Because dance lessons were standard curriculum for seventh graders in those days, everyone knew how to dance.  The Bunny Hop was a popular prom step, Sally Ford said.

Expenses weren’t quite as high for the 1950s prom as they are today, Sally Ford said.  She remembers spending $40 for a dress one year, but it was passed on to cousins and others.  The fellows generally owned tuxedos, so they didn’t have to rent them.

For the girls, she said, the best dresses she recalled, were full and ruffly.

“The bigger the crinoline under it the better.”

DeLand High School proms were still being held at the armory when Leslie Hall graduated in 1890s 1970s.  In 1972, she recalled, the junior class stopped planning the prom and the job was turned over to a committee.  Attendance was down for a few years after that, she said.

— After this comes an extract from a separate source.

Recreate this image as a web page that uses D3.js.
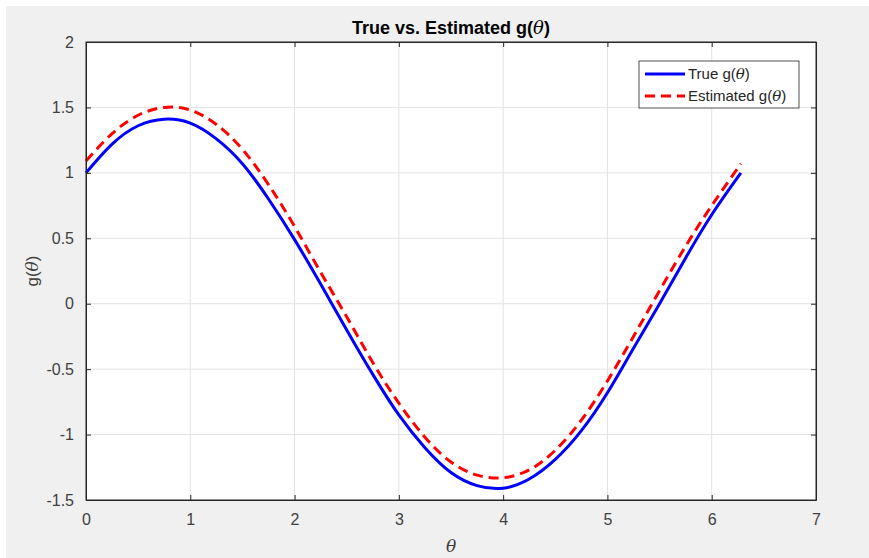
<!DOCTYPE html>
<html>
<head>
<meta charset="utf-8">
<script src="https://cdn.jsdelivr.net/npm/d3@7"></script>
<style>
  body { margin: 0; background: #fff; }
  svg { display: block; font-family: "Liberation Sans", Arial, Helvetica, sans-serif; }
</style>
</head>
<body>
<svg id="chart"></svg>
<script>
// values
const thetas = [0, 0.25, 0.5, 0.75, 1.0, 1.25, 1.5, 1.75, 2.0, 2.25, 2.5, 2.75, 3.0,
  3.25, 3.5, 3.75, 4.0, 4.25, 4.5, 4.75, 5.0, 5.25, 5.5, 5.75, 6.0, 6.28];
const trueG = [1.00, 1.22, 1.36, 1.41, 1.38, 1.26, 1.07, 0.80, 0.49, 0.15, -0.20, -0.54, -0.85,
  -1.10, -1.29, -1.39, -1.41, -1.34, -1.19, -0.97, -0.68, -0.34, 0.00, 0.35, 0.68, 1.00];
const estG = [1.09, 1.30, 1.44, 1.50, 1.48, 1.37, 1.18, 0.91, 0.59, 0.24, -0.10, -0.45, -0.76,
  -1.02, -1.21, -1.31, -1.33, -1.27, -1.12, -0.89, -0.59, -0.25, 0.10, 0.44, 0.75, 1.07];
const xTicks = [0, 1, 2, 3, 4, 5, 6, 7];
const yTicks = [-1.5, -1, -0.5, 0, 0.5, 1, 1.5, 2];

const WIDTH = 869;
const HEIGHT = 558;
const MARGIN = {top: 42, right: 53, bottom: 58, left: 86};
const AXIS = '#262626';
const LABEL = '#404040';

const width = WIDTH - MARGIN.left - MARGIN.right;
const height = HEIGHT - MARGIN.top - MARGIN.bottom;

const svg = d3.select('#chart')
  .attr('width', WIDTH)
  .attr('height', HEIGHT);

svg.append('rect')
  .attr('x', 6).attr('y', 6)
  .attr('width', WIDTH - 6).attr('height', HEIGHT - 6)
  .attr('fill', '#f0f0f0');

const x = d3.scaleLinear().domain([0, 7]).range([0, width]);
const y = d3.scaleLinear().domain([-1.5, 2]).range([height, 0]);

const chart = svg.append('g')
  .attr('transform', `translate(${MARGIN.left},${MARGIN.top})`);

chart.append('rect')
  .attr('width', width).attr('height', height)
  .attr('fill', '#fff');

// grid
chart.append('g')
  .selectAll('line')
  .data(xTicks.slice(1, -1))
  .join('line')
  .attr('x1', (d) => x(d)).attr('x2', (d) => x(d))
  .attr('y1', 0).attr('y2', height)
  .attr('stroke', '#e3e3e3');

chart.append('g')
  .selectAll('line')
  .data(yTicks.slice(1, -1))
  .join('line')
  .attr('x1', 0).attr('x2', width)
  .attr('y1', (d) => y(d)).attr('y2', (d) => y(d))
  .attr('stroke', '#e3e3e3');

// lines
const trueData = thetas.map((t, i) => [t, trueG[i]]);
const estData = thetas.map((t, i) => [t, estG[i]]);

const line = d3.line()
  .x((d) => x(d[0]))
  .y((d) => y(d[1]))
  .curve(d3.curveNatural);

chart.append('path')
  .datum(trueData)
  .attr('d', line)
  .attr('fill', 'none')
  .attr('stroke', '#0000ff')
  .attr('stroke-width', 3);

chart.append('path')
  .datum(estData)
  .attr('d', line)
  .attr('fill', 'none')
  .attr('stroke', '#ff0000')
  .attr('stroke-width', 3)
  .attr('stroke-dasharray', '10,6');

// axes (ticks inward, box on)
const fmt = (d) => String(d);
const xAxis = d3.axisBottom(x).tickValues(xTicks).tickSizeInner(-5).tickSizeOuter(0)
  .tickPadding(14).tickFormat(fmt);
const yAxis = d3.axisLeft(y).tickValues(yTicks).tickSizeInner(-5).tickSizeOuter(0)
  .tickPadding(12).tickFormat(fmt);

chart.append('g')
  .attr('transform', `translate(0,${height})`)
  .call(xAxis);
chart.append('g').call(yAxis);

chart.append('g')
  .call(d3.axisTop(x).tickValues(xTicks).tickSizeInner(-5).tickSizeOuter(0).tickFormat(''));
chart.append('g')
  .attr('transform', `translate(${width},0)`)
  .call(d3.axisRight(y).tickValues(yTicks).tickSizeInner(-5).tickSizeOuter(0).tickFormat(''));

chart.selectAll('.domain').attr('stroke', AXIS);
chart.selectAll('.tick line').attr('stroke', AXIS);
chart.selectAll('.tick text')
  .attr('fill', LABEL)
  .style('font-size', '16px')
  .style('font-family', '"Liberation Sans", Arial, sans-serif');

chart.append('rect')
  .attr('width', width).attr('height', height)
  .attr('fill', 'none')
  .attr('stroke', AXIS);

// title and labels
svg.append('text')
  .attr('x', MARGIN.left + width / 2)
  .attr('y', 34)
  .attr('text-anchor', 'middle')
  .style('font-size', '18px')
  .style('font-weight', 'bold')
  .attr('fill', '#000')
  .html('True vs. Estimated g(<tspan font-style="italic" font-family="DejaVu Serif" font-weight="normal">θ</tspan>)');

svg.append('text')
  .attr('x', MARGIN.left + width / 2)
  .attr('y', 552)
  .attr('text-anchor', 'middle')
  .style('font-size', '17px')
  .style('font-style', 'italic')
  .style('font-family', '"DejaVu Serif", serif')
  .attr('fill', LABEL)
  .text('θ');

svg.append('text')
  .attr('transform', `translate(38,${MARGIN.top + y(0.25)}) rotate(-90)`)
  .attr('text-anchor', 'middle')
  .style('font-size', '17px')
  .attr('fill', LABEL)
  .html('g(<tspan font-style="italic" font-family="DejaVu Serif">θ</tspan>)');

// legend
const legend = svg.append('g').attr('transform', 'translate(639,61)');
legend.append('rect')
  .attr('width', 160).attr('height', 47)
  .attr('fill', '#fff')
  .attr('stroke', AXIS)
  .attr('stroke-width', 0.8);

const items = [
  {label: 'True g(', color: '#0000ff', dash: null},
  {label: 'Estimated g(', color: '#ff0000', dash: '10,6'}
];
items.forEach((it, i) => {
  const cy = 13 + i * 22;
  legend.append('line')
    .attr('x1', 6).attr('x2', 46)
    .attr('y1', cy).attr('y2', cy)
    .attr('stroke', it.color)
    .attr('stroke-width', 3)
    .attr('stroke-dasharray', it.dash);
  legend.append('text')
    .attr('x', 49).attr('y', cy + 5)
    .style('font-size', '15px')
    .attr('fill', AXIS)
    .html(`${it.label}<tspan font-style="italic" font-family="DejaVu Serif">θ</tspan>)`);
});
</script>
</body>
</html>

The theme for the 1973 prom at the armory, Hall said, was “The 1890s Recaptured.”  Students had dinner, danced, and then watched a movie.

By 1977, the DeLand High prom was being staged in Daytona Beach.  Entertainment that year for the dinner and dance at the Plaza Hotel included a hypnotist who induced his subjects to hop about on stage like rabbits.

“It was hilarious,” one 1977 graduate recalled.